Friday, February 17, 2006

WHAT IS "SWADESHI?"

Photo: this is the original home Gandhi built at Sevagram in central India, far from the places of "power." No electricity, no running water. But world leaders came to visit the small man with the great heart here. Here Gandhi daily lived the principles that India's independence movement embraced to achieve freedom nonviolently.

"Swadeshi." I saw this word at Bapu Kuti in Sevagram, India a few weeks ago. It was posted as one of the 11 "observances" at Gandhi's ashram. Here's what the folks a the Bombay Museum say about "swadeshi."

The overall experiment was towards building a non-violent society. The Freedom was the most immediate Swadeshi. The concept of Swadeshi as explained by Gandhi, the author of this entire non-violent struggle, is employment of unemployed or semi-employed people by encouraging village industries.

The use of machinery is, of course, welcome with caution and proper planning so that it can be useful to the masses rather than helping a few who can monopolise the industry. One is made aware of the violence involved in supporting unnecessary industries, which deprive millions of people of their livelihood and face disease and death. Besides, the use of industrial products which cause a lot of violence due to mishaps, chemicals and materials which involve harm to other creatures, makes the consumer responsible for this violence. The consumer therefore, has the responsibility of choosing the materials which he uses, with great prudence.

Talking to Ramachandran, a student of Shantiniketan on October 10/11, 1924, Gandhi said: "What I object to is the craze for machinery, not machinery as such. The craze is for what they call labour-saving machinery. Men go on ‘saving labour’ till thousands are without work and thrown on the streets to die of starvation. I want to save time and labour, not for a fraction of mankind, but for all.

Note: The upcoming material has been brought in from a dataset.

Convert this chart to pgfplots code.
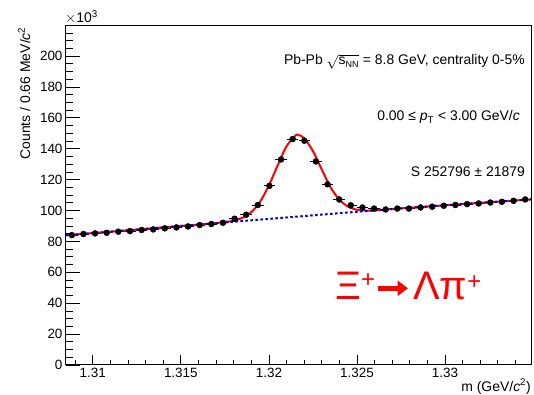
\documentclass[border=0pt]{standalone}
\usepackage{pgfplots}
\pgfplotsset{compat=1.18}
\usepackage{pgfplotstable}
\usepackage{fontspec}
\setmainfont{Liberation Sans}
\usetikzlibrary{arrows.meta}

\pgfplotstableread{
x y
1.30881 84.1
1.30947 84.8
1.31013 85.2
1.31079 85.6
1.31145 86.3
1.31211 86.7
1.31277 87.4
1.31343 87.8
1.31409 88.5
1.31475 89.1
1.31541 89.7
1.31607 90.6
1.31673 91.3
1.31739 92.1
1.31805 94.7
1.31871 97.3
1.31937 103.6
1.32003 116.0
1.32069 133.1
1.32135 146.3
1.32201 145.2
1.32267 131.8
1.32333 117.0
1.32399 107.2
1.32465 103.4
1.32531 102.0
1.32597 101.3
1.32663 100.7
1.32729 101.3
1.32795 101.3
1.32861 102.0
1.32927 102.5
1.32993 103.1
1.33059 103.6
1.33125 104.2
1.33191 104.6
1.33257 105.2
1.33323 105.7
1.33389 106.3
1.33455 107.2
}\datatable

\pgfplotstableread{
x y
1.30848 84.0
1.3100 85.4
1.3120 87.2
1.3140 89.1
1.3160 90.9
1.3170 91.9
1.3180 93.4
1.3185 95.3
1.3190 99.0
1.3195 105.7
1.3200 116.3
1.3205 129.3
1.3210 141.6
1.3215 148.5
1.32166 149.0
1.3220 146.9
1.3225 138.5
1.3230 126.6
1.3235 115.1
1.3240 107.0
1.3245 102.5
1.3250 100.5
1.3255 100.0
1.3260 100.1
1.3270 101.0
1.3300 103.4
1.3325 105.4
1.33488 107.2
}\fittable

\pgfplotstableread{
x y
1.30848 84.0
1.3150 90.0
1.3200 94.6
1.3250 99.2
1.3270 101.0
1.3300 103.4
1.33488 107.2
}\bkgtable

\begin{document}
\begin{tikzpicture}
\pgfplotsset{
  common/.style={
    at={(0,0)}, anchor=south west, scale only axis,
    width=465bp, height=339bp,
    xmin=1.30848, xmax=1.33488, ymin=0, ymax=219.5,
    /pgf/number format/assume math mode=true,
    tick style={black, line width=0.8bp},
    tick label style={font=\fontsize{13.5}{14}\selectfont},
  }
}
\begin{axis}[common,
  xtick=\empty,
  ytick={0,20,...,200},
  minor ytick={5,10,...,215},
  ytick pos=left,
  major tick length=14bp, minor tick length=7bp,
  axis line style={line width=1bp},
]
\addplot[only marks, mark=*, mark size=3bp, black,
  error bars/.cd, x dir=both, x fixed=0.00033,
  error bar style={black, line width=0.8bp}, error mark=none]
  table[x=x,y=y] {\datatable};
\addplot[red, line width=2bp, smooth, tension=0.5] table[x=x,y=y] {\fittable};
\addplot[blue!85!black, line width=2bp, dash pattern=on 2.5bp off 2.5bp, smooth] table[x=x,y=y] {\bkgtable};
\end{axis}
\begin{axis}[common,
  ytick=\empty,
  xtick={1.31,1.315,1.32,1.325,1.33},
  xticklabels={1.31,1.315,1.32,1.325,1.33},
  minor xtick={1.309,1.311,1.312,1.313,1.314,1.316,1.317,1.318,1.319,1.321,1.322,1.323,1.324,1.326,1.327,1.328,1.329,1.331,1.332,1.333,1.334},
  xtick pos=bottom,
  major tick length=10bp, minor tick length=5bp,
  axis line style={draw=none},
]
\end{axis}
% texts (coordinates relative to the lower-left corner of the frame)
\node[anchor=base west, inner sep=0, font=\fontsize{14}{14}\selectfont] at (-1bp,342bp) {$\times$10\textsuperscript{3}};
\node[anchor=base east, rotate=90, inner sep=0, font=\fontsize{14}{14}\selectfont] at (-36bp,338bp) {Counts / 0.66 MeV/\textit{c}\textsuperscript{2}};
\node[anchor=base east, inner sep=0, font=\fontsize{14}{14}\selectfont] at (465bp,-26bp) {m (GeV/\textit{c}\textsuperscript{2})};
\node[anchor=base east, inner sep=0, font=\fontsize{14}{14}\selectfont] at (459bp,300bp) {Pb-Pb $\sqrt{\mbox{s}_{\mbox{\fontsize{9}{9}\selectfont NN}}}$ = 8.8 GeV, centrality 0-5\%};
\node[anchor=base east, inner sep=0, font=\fontsize{14}{14}\selectfont] at (454bp,244bp) {0.00 ≤ \textit{p}\textsubscript{T} < 3.00 GeV/\textit{c}};
\node[anchor=base east, inner sep=0, font=\fontsize{14}{14}\selectfont] at (459bp,188bp) {S 252796 ± 21879};
% decay label
\node[anchor=base west, inner sep=0, text=red, font=\fontsize{40}{40}\selectfont] at (269bp,65bp) {Ξ\raisebox{12.5bp}{\fontsize{24}{24}\selectfont +}};
\draw[red, line width=5bp, -{Triangle[length=10.5bp,width=15bp]}] (312bp,76.7bp) -- (342bp,76.7bp);
\node[anchor=base west, inner sep=0, text=red, font=\fontsize{40}{40}\selectfont] at (347bp,65bp) {Λπ\raisebox{10.5bp}{\fontsize{24}{24}\selectfont +}};
\pgfresetboundingbox
\path[use as bounding box] (-66bp,-30bp) rectangle (468bp,365bp);
\end{tikzpicture}
\end{document}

I want the concentration of wealth, not in the hands of a few, but in the hands of all. Today machinery helps a few to ride on the backs of millions. The impetus behind it is not philanthropy to save labour, but greed."

"The aim of 'swadeshi' as such, is a call to the consumer to be aware of the violence he is causing by supporting those industries that result in poverty, harm to workers and to humans and other creatures."